▶ _WHAT THE TASK REQUIRES_:
Below are records; please write out exactly the lines from the first line through the line containing "return FIRST +", with no pictures.

* start DATA FOR THIS EXERCISE *

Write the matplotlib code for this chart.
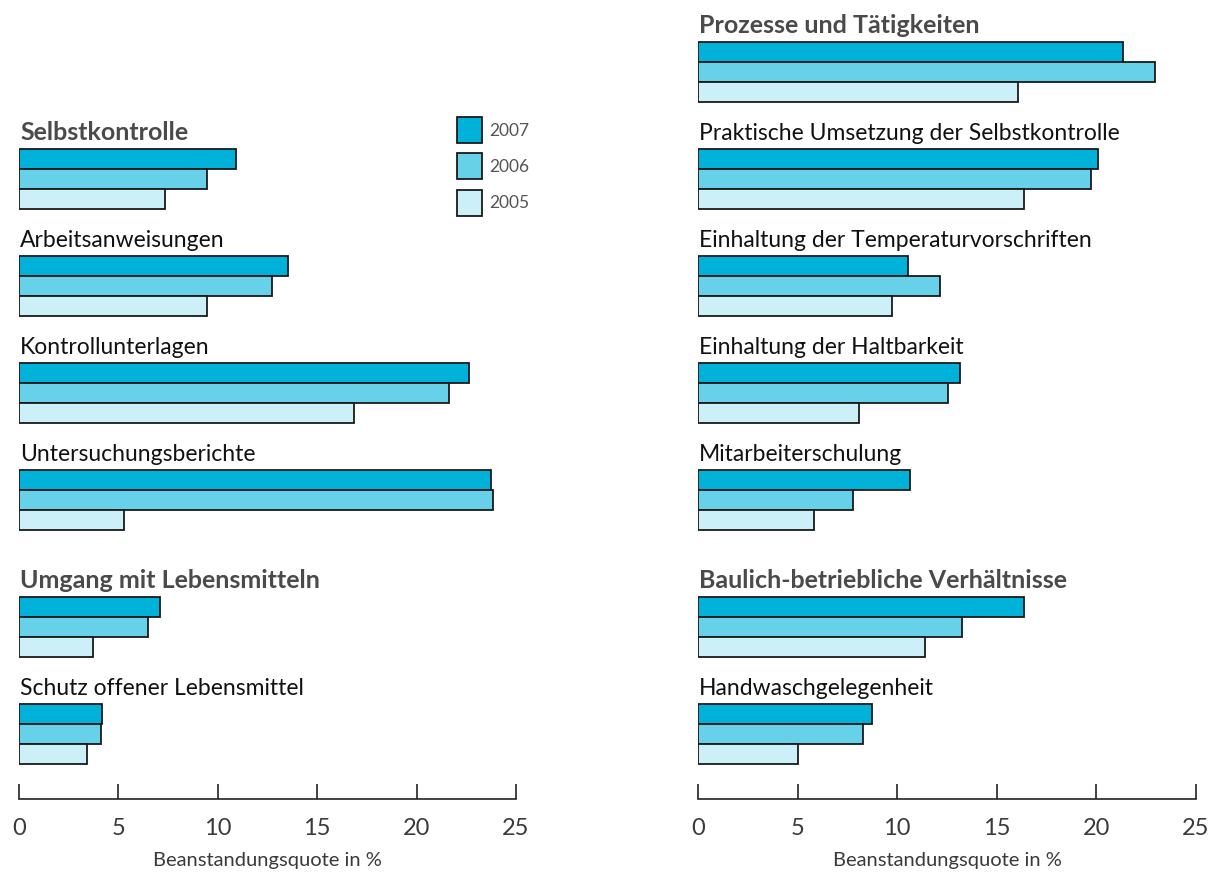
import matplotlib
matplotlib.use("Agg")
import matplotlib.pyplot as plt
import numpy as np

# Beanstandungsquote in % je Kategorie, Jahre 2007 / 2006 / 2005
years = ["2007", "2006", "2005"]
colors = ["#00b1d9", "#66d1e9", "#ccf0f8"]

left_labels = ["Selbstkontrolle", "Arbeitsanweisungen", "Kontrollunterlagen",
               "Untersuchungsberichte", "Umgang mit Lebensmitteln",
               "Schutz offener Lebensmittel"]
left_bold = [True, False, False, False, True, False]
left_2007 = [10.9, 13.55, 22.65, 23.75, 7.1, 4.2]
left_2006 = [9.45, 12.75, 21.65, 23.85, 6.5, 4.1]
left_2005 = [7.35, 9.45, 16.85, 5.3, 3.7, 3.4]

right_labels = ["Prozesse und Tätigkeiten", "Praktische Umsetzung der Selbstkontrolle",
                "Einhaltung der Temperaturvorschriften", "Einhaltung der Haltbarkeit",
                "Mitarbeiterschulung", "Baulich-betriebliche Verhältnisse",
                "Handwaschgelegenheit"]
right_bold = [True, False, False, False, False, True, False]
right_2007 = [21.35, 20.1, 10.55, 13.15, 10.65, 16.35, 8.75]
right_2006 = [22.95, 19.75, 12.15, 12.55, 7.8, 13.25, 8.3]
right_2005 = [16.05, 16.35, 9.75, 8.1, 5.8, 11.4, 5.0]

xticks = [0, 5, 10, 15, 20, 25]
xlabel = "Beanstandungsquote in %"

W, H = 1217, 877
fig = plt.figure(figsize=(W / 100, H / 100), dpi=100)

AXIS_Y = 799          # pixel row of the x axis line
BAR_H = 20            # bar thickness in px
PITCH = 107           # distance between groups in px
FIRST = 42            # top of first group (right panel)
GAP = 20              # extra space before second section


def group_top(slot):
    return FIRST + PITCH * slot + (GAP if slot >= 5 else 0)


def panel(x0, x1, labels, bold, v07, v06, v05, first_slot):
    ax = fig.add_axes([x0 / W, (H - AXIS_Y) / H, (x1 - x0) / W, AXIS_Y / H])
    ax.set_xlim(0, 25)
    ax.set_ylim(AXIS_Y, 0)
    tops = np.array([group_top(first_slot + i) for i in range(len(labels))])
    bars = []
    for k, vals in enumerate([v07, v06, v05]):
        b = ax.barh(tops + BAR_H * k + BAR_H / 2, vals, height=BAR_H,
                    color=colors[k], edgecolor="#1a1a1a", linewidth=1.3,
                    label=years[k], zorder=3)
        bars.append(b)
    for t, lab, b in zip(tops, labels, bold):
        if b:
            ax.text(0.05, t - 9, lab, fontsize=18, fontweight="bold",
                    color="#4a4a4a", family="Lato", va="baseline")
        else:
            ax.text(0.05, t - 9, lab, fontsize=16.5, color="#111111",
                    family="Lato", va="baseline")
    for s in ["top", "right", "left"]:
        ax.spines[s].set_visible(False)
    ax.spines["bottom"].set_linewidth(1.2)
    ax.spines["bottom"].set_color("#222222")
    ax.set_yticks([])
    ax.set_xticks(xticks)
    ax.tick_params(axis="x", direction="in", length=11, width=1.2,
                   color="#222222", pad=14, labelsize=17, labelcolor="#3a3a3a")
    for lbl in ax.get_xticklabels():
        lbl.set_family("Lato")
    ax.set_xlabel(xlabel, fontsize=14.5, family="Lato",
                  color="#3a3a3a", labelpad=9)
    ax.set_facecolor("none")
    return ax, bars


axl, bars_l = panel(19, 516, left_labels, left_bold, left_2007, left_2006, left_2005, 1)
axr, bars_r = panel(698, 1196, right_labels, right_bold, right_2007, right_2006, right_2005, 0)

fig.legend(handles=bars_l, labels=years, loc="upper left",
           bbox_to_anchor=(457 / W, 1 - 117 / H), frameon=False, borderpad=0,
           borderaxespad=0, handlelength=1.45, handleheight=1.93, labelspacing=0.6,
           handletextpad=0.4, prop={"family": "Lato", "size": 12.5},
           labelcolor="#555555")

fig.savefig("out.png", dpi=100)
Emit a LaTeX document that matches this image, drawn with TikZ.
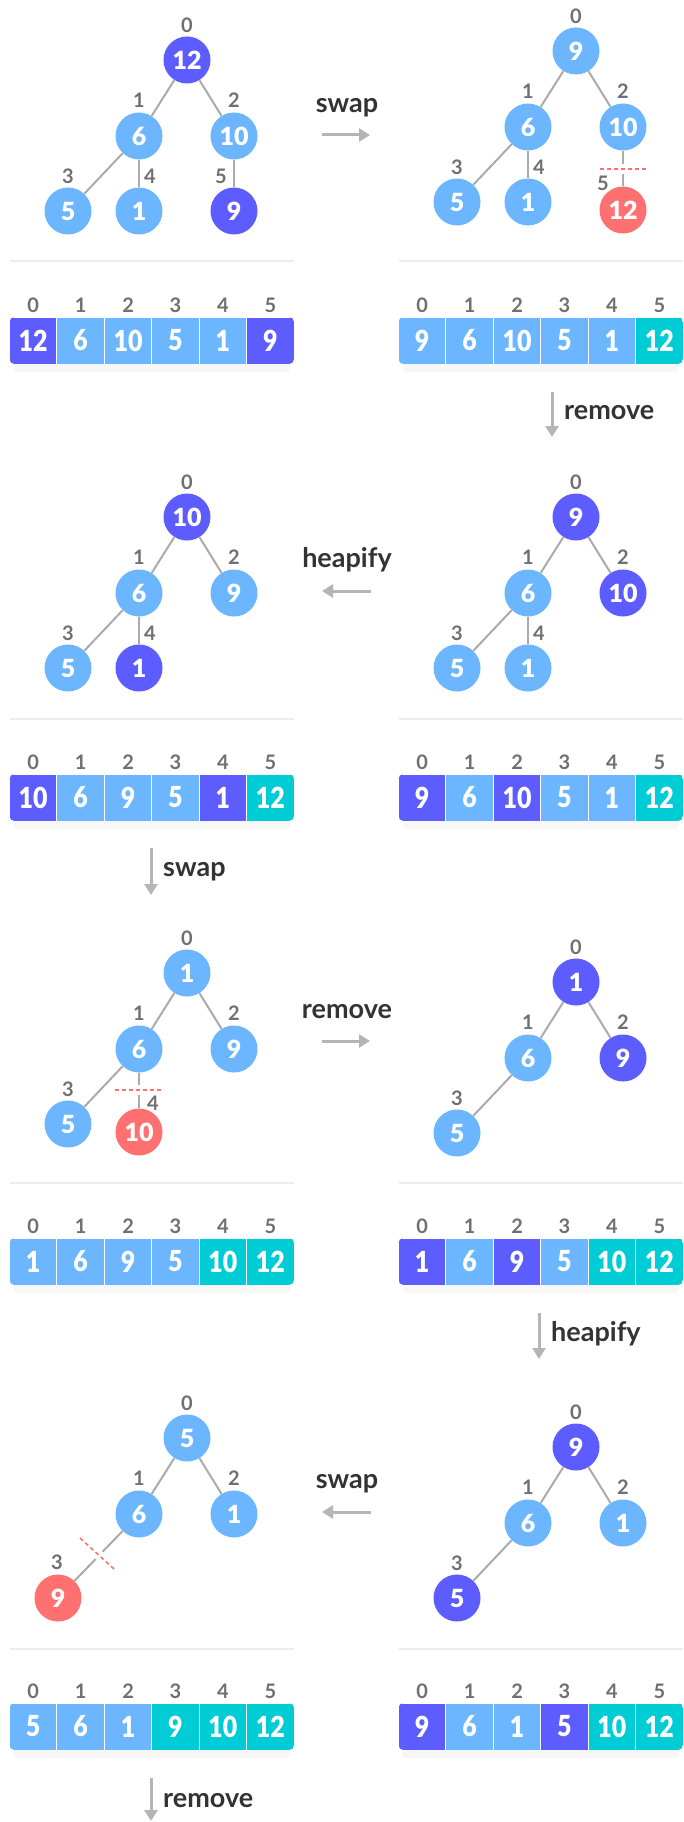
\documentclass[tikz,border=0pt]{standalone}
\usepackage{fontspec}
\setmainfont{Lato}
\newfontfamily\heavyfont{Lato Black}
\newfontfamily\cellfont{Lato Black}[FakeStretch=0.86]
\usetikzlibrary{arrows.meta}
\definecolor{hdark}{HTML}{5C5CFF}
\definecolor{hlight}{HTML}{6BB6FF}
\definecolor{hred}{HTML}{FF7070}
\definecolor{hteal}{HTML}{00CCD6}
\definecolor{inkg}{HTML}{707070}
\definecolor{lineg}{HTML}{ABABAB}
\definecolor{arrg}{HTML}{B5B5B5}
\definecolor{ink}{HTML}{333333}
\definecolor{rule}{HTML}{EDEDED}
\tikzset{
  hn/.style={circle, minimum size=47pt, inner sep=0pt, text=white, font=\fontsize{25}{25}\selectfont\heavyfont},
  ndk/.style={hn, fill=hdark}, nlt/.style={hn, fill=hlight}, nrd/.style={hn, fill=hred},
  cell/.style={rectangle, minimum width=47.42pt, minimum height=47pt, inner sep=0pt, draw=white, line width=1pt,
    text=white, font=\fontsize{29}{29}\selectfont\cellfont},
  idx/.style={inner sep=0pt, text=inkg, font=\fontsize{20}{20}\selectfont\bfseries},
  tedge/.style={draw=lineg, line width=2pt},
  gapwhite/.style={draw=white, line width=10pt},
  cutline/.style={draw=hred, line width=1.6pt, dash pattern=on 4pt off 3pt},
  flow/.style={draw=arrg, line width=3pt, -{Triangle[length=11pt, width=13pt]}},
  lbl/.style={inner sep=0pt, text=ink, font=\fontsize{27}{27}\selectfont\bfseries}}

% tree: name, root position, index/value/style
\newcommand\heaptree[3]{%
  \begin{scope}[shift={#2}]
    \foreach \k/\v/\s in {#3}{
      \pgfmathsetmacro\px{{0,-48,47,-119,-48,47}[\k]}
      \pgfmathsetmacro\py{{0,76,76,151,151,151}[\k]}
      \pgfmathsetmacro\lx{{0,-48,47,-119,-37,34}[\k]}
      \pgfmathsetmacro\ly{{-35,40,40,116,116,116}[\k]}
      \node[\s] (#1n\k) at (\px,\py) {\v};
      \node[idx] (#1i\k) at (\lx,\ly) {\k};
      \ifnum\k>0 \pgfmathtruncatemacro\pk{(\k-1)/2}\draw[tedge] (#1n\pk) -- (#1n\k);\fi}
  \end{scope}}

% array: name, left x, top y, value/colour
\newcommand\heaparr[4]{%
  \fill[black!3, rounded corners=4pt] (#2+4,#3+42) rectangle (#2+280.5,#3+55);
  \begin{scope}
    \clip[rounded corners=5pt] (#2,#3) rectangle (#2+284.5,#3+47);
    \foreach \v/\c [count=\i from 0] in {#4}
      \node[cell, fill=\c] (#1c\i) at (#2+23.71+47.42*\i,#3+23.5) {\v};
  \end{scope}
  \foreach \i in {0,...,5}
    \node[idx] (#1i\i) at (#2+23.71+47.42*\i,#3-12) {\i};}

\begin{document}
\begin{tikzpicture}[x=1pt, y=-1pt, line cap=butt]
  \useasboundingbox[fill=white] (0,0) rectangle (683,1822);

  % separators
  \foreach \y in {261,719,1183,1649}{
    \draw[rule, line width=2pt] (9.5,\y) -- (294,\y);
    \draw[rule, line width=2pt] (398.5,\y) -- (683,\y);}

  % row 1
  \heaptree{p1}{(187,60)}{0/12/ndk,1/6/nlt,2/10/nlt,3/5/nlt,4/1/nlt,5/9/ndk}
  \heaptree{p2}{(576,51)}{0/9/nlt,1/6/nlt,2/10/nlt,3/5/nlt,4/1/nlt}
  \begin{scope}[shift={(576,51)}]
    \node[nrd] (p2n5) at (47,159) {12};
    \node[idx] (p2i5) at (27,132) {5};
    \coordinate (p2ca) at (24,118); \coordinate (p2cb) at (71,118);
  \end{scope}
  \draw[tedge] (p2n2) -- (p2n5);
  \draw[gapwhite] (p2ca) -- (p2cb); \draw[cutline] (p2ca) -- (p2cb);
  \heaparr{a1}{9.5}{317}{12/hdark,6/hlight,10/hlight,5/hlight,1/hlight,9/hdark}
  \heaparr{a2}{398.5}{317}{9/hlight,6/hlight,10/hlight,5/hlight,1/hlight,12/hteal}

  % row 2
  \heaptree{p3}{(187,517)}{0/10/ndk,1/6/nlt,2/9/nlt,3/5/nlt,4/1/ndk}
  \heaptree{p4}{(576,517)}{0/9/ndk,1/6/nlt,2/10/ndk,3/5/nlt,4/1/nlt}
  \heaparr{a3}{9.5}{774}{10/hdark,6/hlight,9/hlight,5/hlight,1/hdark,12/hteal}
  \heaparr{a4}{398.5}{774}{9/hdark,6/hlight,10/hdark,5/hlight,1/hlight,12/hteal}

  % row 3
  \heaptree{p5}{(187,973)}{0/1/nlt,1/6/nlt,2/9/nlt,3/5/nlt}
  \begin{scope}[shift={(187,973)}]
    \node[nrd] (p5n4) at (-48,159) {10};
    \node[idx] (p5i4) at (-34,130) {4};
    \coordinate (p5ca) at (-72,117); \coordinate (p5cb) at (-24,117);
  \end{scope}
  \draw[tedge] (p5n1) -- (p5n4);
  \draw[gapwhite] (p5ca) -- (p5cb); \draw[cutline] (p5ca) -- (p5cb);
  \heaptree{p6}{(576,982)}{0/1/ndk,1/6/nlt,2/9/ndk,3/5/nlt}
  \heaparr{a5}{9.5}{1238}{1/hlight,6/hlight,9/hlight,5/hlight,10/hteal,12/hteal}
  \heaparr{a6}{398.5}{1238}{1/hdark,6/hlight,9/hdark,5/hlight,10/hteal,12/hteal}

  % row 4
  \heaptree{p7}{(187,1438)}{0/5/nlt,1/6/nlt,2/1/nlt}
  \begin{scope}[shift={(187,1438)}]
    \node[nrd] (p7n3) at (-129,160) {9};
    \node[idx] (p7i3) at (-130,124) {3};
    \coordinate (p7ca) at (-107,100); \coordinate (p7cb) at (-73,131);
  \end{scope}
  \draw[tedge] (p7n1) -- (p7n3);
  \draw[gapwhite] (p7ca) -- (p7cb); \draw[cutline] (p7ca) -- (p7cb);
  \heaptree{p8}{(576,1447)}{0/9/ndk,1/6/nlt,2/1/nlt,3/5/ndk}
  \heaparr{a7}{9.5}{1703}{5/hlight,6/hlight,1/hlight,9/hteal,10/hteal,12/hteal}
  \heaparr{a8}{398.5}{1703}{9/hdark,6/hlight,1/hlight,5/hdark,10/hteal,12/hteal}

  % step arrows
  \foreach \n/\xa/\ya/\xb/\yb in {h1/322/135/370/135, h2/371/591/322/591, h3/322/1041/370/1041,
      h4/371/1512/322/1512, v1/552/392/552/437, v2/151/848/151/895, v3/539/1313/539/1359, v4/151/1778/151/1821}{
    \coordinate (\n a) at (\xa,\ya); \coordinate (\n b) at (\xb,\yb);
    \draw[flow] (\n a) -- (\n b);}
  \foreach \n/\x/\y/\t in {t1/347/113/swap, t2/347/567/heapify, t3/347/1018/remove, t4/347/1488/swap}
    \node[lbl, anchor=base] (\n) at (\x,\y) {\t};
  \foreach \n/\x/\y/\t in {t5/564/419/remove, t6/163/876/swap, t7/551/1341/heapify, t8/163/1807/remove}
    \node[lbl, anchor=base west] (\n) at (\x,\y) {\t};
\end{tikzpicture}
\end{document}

* end DATA FOR THIS EXERCISE *

▶ _ANSWER TO THIS TASK_:
Write the matplotlib code for this chart.
import matplotlib
matplotlib.use("Agg")
import matplotlib.pyplot as plt
import numpy as np

# Beanstandungsquote in % je Kategorie, Jahre 2007 / 2006 / 2005
years = ["2007", "2006", "2005"]
colors = ["#00b1d9", "#66d1e9", "#ccf0f8"]

left_labels = ["Selbstkontrolle", "Arbeitsanweisungen", "Kontrollunterlagen",
               "Untersuchungsberichte", "Umgang mit Lebensmitteln",
               "Schutz offener Lebensmittel"]
left_bold = [True, False, False, False, True, False]
left_2007 = [10.9, 13.55, 22.65, 23.75, 7.1, 4.2]
left_2006 = [9.45, 12.75, 21.65, 23.85, 6.5, 4.1]
left_2005 = [7.35, 9.45, 16.85, 5.3, 3.7, 3.4]

right_labels = ["Prozesse und Tätigkeiten", "Praktische Umsetzung der Selbstkontrolle",
                "Einhaltung der Temperaturvorschriften", "Einhaltung der Haltbarkeit",
                "Mitarbeiterschulung", "Baulich-betriebliche Verhältnisse",
                "Handwaschgelegenheit"]
right_bold = [True, False, False, False, False, True, False]
right_2007 = [21.35, 20.1, 10.55, 13.15, 10.65, 16.35, 8.75]
right_2006 = [22.95, 19.75, 12.15, 12.55, 7.8, 13.25, 8.3]
right_2005 = [16.05, 16.35, 9.75, 8.1, 5.8, 11.4, 5.0]

xticks = [0, 5, 10, 15, 20, 25]
xlabel = "Beanstandungsquote in %"

W, H = 1217, 877
fig = plt.figure(figsize=(W / 100, H / 100), dpi=100)

AXIS_Y = 799          # pixel row of the x axis line
BAR_H = 20            # bar thickness in px
PITCH = 107           # distance between groups in px
FIRST = 42            # top of first group (right panel)
GAP = 20              # extra space before second section


def group_top(slot):
    return FIRST + PITCH * slot + (GAP if slot >= 5 else 0)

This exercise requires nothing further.